### Data provided

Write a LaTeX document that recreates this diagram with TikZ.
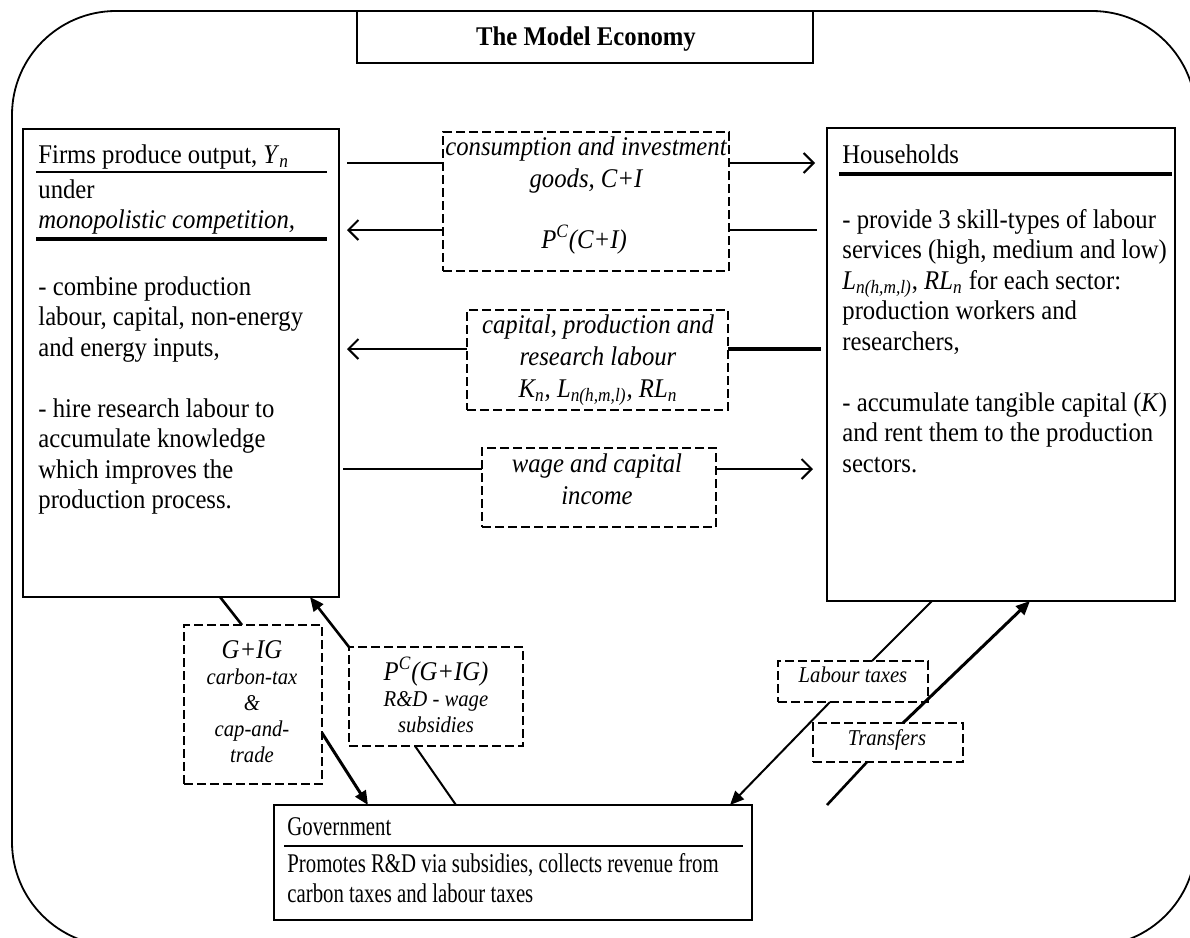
\documentclass[tikz,border=0pt]{standalone}
\usepackage{fontspec}
\setmainfont{Liberation Serif}[FakeStretch=0.915]
\newfontfamily\govfont{Liberation Serif}[FakeStretch=0.77]
\usetikzlibrary{arrows.meta, calc}

\newcommand{\mainsize}{\fontsize{13.5}{15.25}\selectfont}
\newcommand{\dashsize}{\fontsize{13.5}{16}\selectfont}
\newcommand{\smallsize}{\fontsize{11.3}{13}\selectfont}
\newcommand{\lns}[2][l]{\begin{tabular}[t]{@{}#1@{}}#2\end{tabular}}
\newcommand{\sub}[1]{\textsubscript{\textit{#1}}}

\begin{document}
\begin{tikzpicture}[x=0.5pt, y=-0.5pt,
  box/.style={draw, line width=0.75pt, inner sep=0pt, outer sep=0pt},
  dbox/.style={draw, line width=1.2pt, dash pattern=on 4.5pt off 2pt, inner sep=0pt, outer sep=0pt},
  txt/.style={anchor=base west, inner sep=0pt, font=\mainsize},
  ctxt/.style={anchor=base, inner sep=0pt, font=\dashsize\itshape},
  flow/.style={line width=1pt},
  harr/.style={flow, -{Straight Barb[length=5pt, width=10pt]}},
  darr/.style={-{Triangle[length=7pt, width=6pt]}}]
\clip (0,0) rectangle (1190,938);
% outer frame
\draw[line width=0.9pt, rounded corners=52pt] (12,11) rectangle (1196,946);
\node[box, line width=1pt, fill=white, minimum width=228pt, minimum height=26pt] (title) at (585,37) {};
\node[anchor=base, inner sep=0pt, font=\mainsize\bfseries] (titletxt) at (586,45) {The Model Economy};

% the three agents
\node[box, minimum width=158pt, minimum height=234pt] (firms) at (181,363) {};
\node[box, minimum width=174pt, minimum height=236.5pt] (hh) at (1001,364.5) {};
\node[box, minimum width=239pt, minimum height=57.5pt] (gov) at (513,862.5) {};

\node[txt] (firmshead) at (38,163) {Firms produce output, \textit{Y}\sub{n}};
\draw[line width=0.75pt] (36,172) -- (327,172);
\node[txt] (firmsmkt) at (38,198) {\lns{under\\ \textit{monopolistic competition,}}};
\draw[line width=2pt] (36,239) -- (327,239);
\node[txt] (firmsbody) at (38,295) {\lns{- combine production\\labour, capital, non-energy\\and energy inputs,\\ \\- hire research labour to\\accumulate knowledge\\which improves the\\production process.}};

\node[txt] (hhhead) at (842,163) {Households};
\draw[line width=2pt] (839,174) -- (1172,174);
\node[txt] (hhbody) at (842,228) {\lns{- provide 3 skill-types of labour\\services (high, medium and low)\\\textit{L}\sub{n(h,m,l)}, \textit{RL}\sub{n} for each sector:\\production workers and\\researchers,\\ \\- accumulate tangible capital (\textit{K})\\and rent them to the production\\sectors.}};

\node[txt, font=\mainsize\govfont] (govhead) at (287,835) {Government};
\draw[line width=0.75pt] (284,846) -- (743,846);
\node[txt, font=\mainsize\govfont] (govbody) at (287,872) {\lns{Promotes R\&D via subsidies, collects revenue from\\carbon taxes and labour taxes}};

% flows between firms and households
\node[dbox, minimum width=143pt, minimum height=69.5pt] (cig) at (586,201.5) {};
\node[ctxt] (cigtxt) at (586,155) {\lns[c]{consumption and investment\\goods, C+I}};
\node[ctxt] (pcctxt) at (584,248) {\textit{P}\textsuperscript{C}(C+I)};
\node[dbox, minimum width=130.5pt, minimum height=50pt] (klr) at (597.5,360) {};
\node[ctxt] (klrtxt) at (598,333) {\lns[c]{capital, production and\\research labour\\\textit{K}\sub{n}, \textit{L}\sub{n(h,m,l)}, \textit{RL}\sub{n}}};
\node[dbox, minimum width=117pt, minimum height=39.5pt] (wage) at (599,487.5) {};
\node[ctxt] (wagetxt) at (597,472) {\lns[c]{wage and capital\\income}};

\coordinate (f1) at (347,163); \coordinate (h1) at (815,163);
\coordinate (f2) at (347,230); \coordinate (h2) at (817,230);
\coordinate (f3) at (347,349); \coordinate (h3) at (821,349);
\coordinate (f4) at (343,469); \coordinate (h4) at (813,469);
\draw[flow] (f1) -- (f1 -| cig.west);
\draw[harr] (h1 -| cig.east) -- (h1);
\draw[harr] (f2 -| cig.west) -- (f2);
\draw[flow] (h2) -- (h2 -| cig.east);
\draw[harr] (f3 -| klr.west) -- (f3);
\draw[line width=2pt] (h3) -- (h3 -| klr.east);
\draw[flow] (f4) -- (f4 -| wage.west);
\draw[harr] (h4 -| wage.east) -- (h4);

% flows with the government
\node[dbox, minimum width=69pt, minimum height=79.5pt] (gig) at (253,704.5) {};
\node[ctxt, font=\smallsize\itshape] (gigtxt) at (252,658) {\lns[c]{\mainsize G+IG\\ \smallsize carbon-tax\\\&\\cap-and-\\trade}};
\node[dbox, minimum width=87pt, minimum height=49.5pt] (pgig) at (436,696.5) {};
\node[ctxt, font=\smallsize\itshape] (pgigtxt) at (436,680) {\lns[c]{\mainsize\textit{P}\textsuperscript{C}(G+IG)\\ \smallsize R\&D - wage\\subsidies}};
\node[dbox, minimum width=75pt, minimum height=20.5pt] (labtax) at (853,681.5) {};
\node[ctxt, font=\smallsize\itshape] (labtaxtxt) at (853,682) {Labour taxes};
\node[dbox, minimum width=75pt, minimum height=19.5pt] (transf) at (888,742.5) {};
\node[ctxt, font=\smallsize\itshape] (transftxt) at (887,745) {Transfers};

\draw[line width=1.3pt] (firms.south -| 220,0) -- (gig.north -| 242,0);
\draw[line width=1.5pt, darr] (gig.east |- 0,733) -- (gov.north -| 368,0);
\draw[line width=1.3pt, darr] (pgig.north west) -- (firms.south -| 310,0);
\draw[flow] (pgig.south -| 415,0) -- (gov.north -| 456,0);
\draw[flow] (hh.south -| 932,0) -- (labtax.north -| 872,0);
\draw[flow, darr] (labtax.south -| 830,0) -- (gov.north -| 730,0);
\draw[line width=1.3pt] (gov.north -| 827,0) -- (transf.south -| 867,0);
\draw[line width=1.5pt, darr] (transf.north -| 903,0) -- (hh.south -| 1030,0);
\end{tikzpicture}
\end{document}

### What is expected
Quote in full the listing given above; the images are to be left out.

### Final answer
Write a LaTeX document that recreates this diagram with TikZ.
\documentclass[tikz,border=0pt]{standalone}
\usepackage{fontspec}
\setmainfont{Liberation Serif}[FakeStretch=0.915]
\newfontfamily\govfont{Liberation Serif}[FakeStretch=0.77]
\usetikzlibrary{arrows.meta, calc}

\newcommand{\mainsize}{\fontsize{13.5}{15.25}\selectfont}
\newcommand{\dashsize}{\fontsize{13.5}{16}\selectfont}
\newcommand{\smallsize}{\fontsize{11.3}{13}\selectfont}
\newcommand{\lns}[2][l]{\begin{tabular}[t]{@{}#1@{}}#2\end{tabular}}
\newcommand{\sub}[1]{\textsubscript{\textit{#1}}}

\begin{document}
\begin{tikzpicture}[x=0.5pt, y=-0.5pt,
  box/.style={draw, line width=0.75pt, inner sep=0pt, outer sep=0pt},
  dbox/.style={draw, line width=1.2pt, dash pattern=on 4.5pt off 2pt, inner sep=0pt, outer sep=0pt},
  txt/.style={anchor=base west, inner sep=0pt, font=\mainsize},
  ctxt/.style={anchor=base, inner sep=0pt, font=\dashsize\itshape},
  flow/.style={line width=1pt},
  harr/.style={flow, -{Straight Barb[length=5pt, width=10pt]}},
  darr/.style={-{Triangle[length=7pt, width=6pt]}}]
\clip (0,0) rectangle (1190,938);
% outer frame
\draw[line width=0.9pt, rounded corners=52pt] (12,11) rectangle (1196,946);
\node[box, line width=1pt, fill=white, minimum width=228pt, minimum height=26pt] (title) at (585,37) {};
\node[anchor=base, inner sep=0pt, font=\mainsize\bfseries] (titletxt) at (586,45) {The Model Economy};

% the three agents
\node[box, minimum width=158pt, minimum height=234pt] (firms) at (181,363) {};
\node[box, minimum width=174pt, minimum height=236.5pt] (hh) at (1001,364.5) {};
\node[box, minimum width=239pt, minimum height=57.5pt] (gov) at (513,862.5) {};

\node[txt] (firmshead) at (38,163) {Firms produce output, \textit{Y}\sub{n}};
\draw[line width=0.75pt] (36,172) -- (327,172);
\node[txt] (firmsmkt) at (38,198) {\lns{under\\ \textit{monopolistic competition,}}};
\draw[line width=2pt] (36,239) -- (327,239);
\node[txt] (firmsbody) at (38,295) {\lns{- combine production\\labour, capital, non-energy\\and energy inputs,\\ \\- hire research labour to\\accumulate knowledge\\which improves the\\production process.}};

\node[txt] (hhhead) at (842,163) {Households};
\draw[line width=2pt] (839,174) -- (1172,174);
\node[txt] (hhbody) at (842,228) {\lns{- provide 3 skill-types of labour\\services (high, medium and low)\\\textit{L}\sub{n(h,m,l)}, \textit{RL}\sub{n} for each sector:\\production workers and\\researchers,\\ \\- accumulate tangible capital (\textit{K})\\and rent them to the production\\sectors.}};

\node[txt, font=\mainsize\govfont] (govhead) at (287,835) {Government};
\draw[line width=0.75pt] (284,846) -- (743,846);
\node[txt, font=\mainsize\govfont] (govbody) at (287,872) {\lns{Promotes R\&D via subsidies, collects revenue from\\carbon taxes and labour taxes}};

% flows between firms and households
\node[dbox, minimum width=143pt, minimum height=69.5pt] (cig) at (586,201.5) {};
\node[ctxt] (cigtxt) at (586,155) {\lns[c]{consumption and investment\\goods, C+I}};
\node[ctxt] (pcctxt) at (584,248) {\textit{P}\textsuperscript{C}(C+I)};
\node[dbox, minimum width=130.5pt, minimum height=50pt] (klr) at (597.5,360) {};
\node[ctxt] (klrtxt) at (598,333) {\lns[c]{capital, production and\\research labour\\\textit{K}\sub{n}, \textit{L}\sub{n(h,m,l)}, \textit{RL}\sub{n}}};
\node[dbox, minimum width=117pt, minimum height=39.5pt] (wage) at (599,487.5) {};
\node[ctxt] (wagetxt) at (597,472) {\lns[c]{wage and capital\\income}};

\coordinate (f1) at (347,163); \coordinate (h1) at (815,163);
\coordinate (f2) at (347,230); \coordinate (h2) at (817,230);
\coordinate (f3) at (347,349); \coordinate (h3) at (821,349);
\coordinate (f4) at (343,469); \coordinate (h4) at (813,469);
\draw[flow] (f1) -- (f1 -| cig.west);
\draw[harr] (h1 -| cig.east) -- (h1);
\draw[harr] (f2 -| cig.west) -- (f2);
\draw[flow] (h2) -- (h2 -| cig.east);
\draw[harr] (f3 -| klr.west) -- (f3);
\draw[line width=2pt] (h3) -- (h3 -| klr.east);
\draw[flow] (f4) -- (f4 -| wage.west);
\draw[harr] (h4 -| wage.east) -- (h4);

% flows with the government
\node[dbox, minimum width=69pt, minimum height=79.5pt] (gig) at (253,704.5) {};
\node[ctxt, font=\smallsize\itshape] (gigtxt) at (252,658) {\lns[c]{\mainsize G+IG\\ \smallsize carbon-tax\\\&\\cap-and-\\trade}};
\node[dbox, minimum width=87pt, minimum height=49.5pt] (pgig) at (436,696.5) {};
\node[ctxt, font=\smallsize\itshape] (pgigtxt) at (436,680) {\lns[c]{\mainsize\textit{P}\textsuperscript{C}(G+IG)\\ \smallsize R\&D - wage\\subsidies}};
\node[dbox, minimum width=75pt, minimum height=20.5pt] (labtax) at (853,681.5) {};
\node[ctxt, font=\smallsize\itshape] (labtaxtxt) at (853,682) {Labour taxes};
\node[dbox, minimum width=75pt, minimum height=19.5pt] (transf) at (888,742.5) {};
\node[ctxt, font=\smallsize\itshape] (transftxt) at (887,745) {Transfers};

\draw[line width=1.3pt] (firms.south -| 220,0) -- (gig.north -| 242,0);
\draw[line width=1.5pt, darr] (gig.east |- 0,733) -- (gov.north -| 368,0);
\draw[line width=1.3pt, darr] (pgig.north west) -- (firms.south -| 310,0);
\draw[flow] (pgig.south -| 415,0) -- (gov.north -| 456,0);
\draw[flow] (hh.south -| 932,0) -- (labtax.north -| 872,0);
\draw[flow, darr] (labtax.south -| 830,0) -- (gov.north -| 730,0);
\draw[line width=1.3pt] (gov.north -| 827,0) -- (transf.south -| 867,0);
\draw[line width=1.5pt, darr] (transf.north -| 903,0) -- (hh.south -| 1030,0);
\end{tikzpicture}
\end{document}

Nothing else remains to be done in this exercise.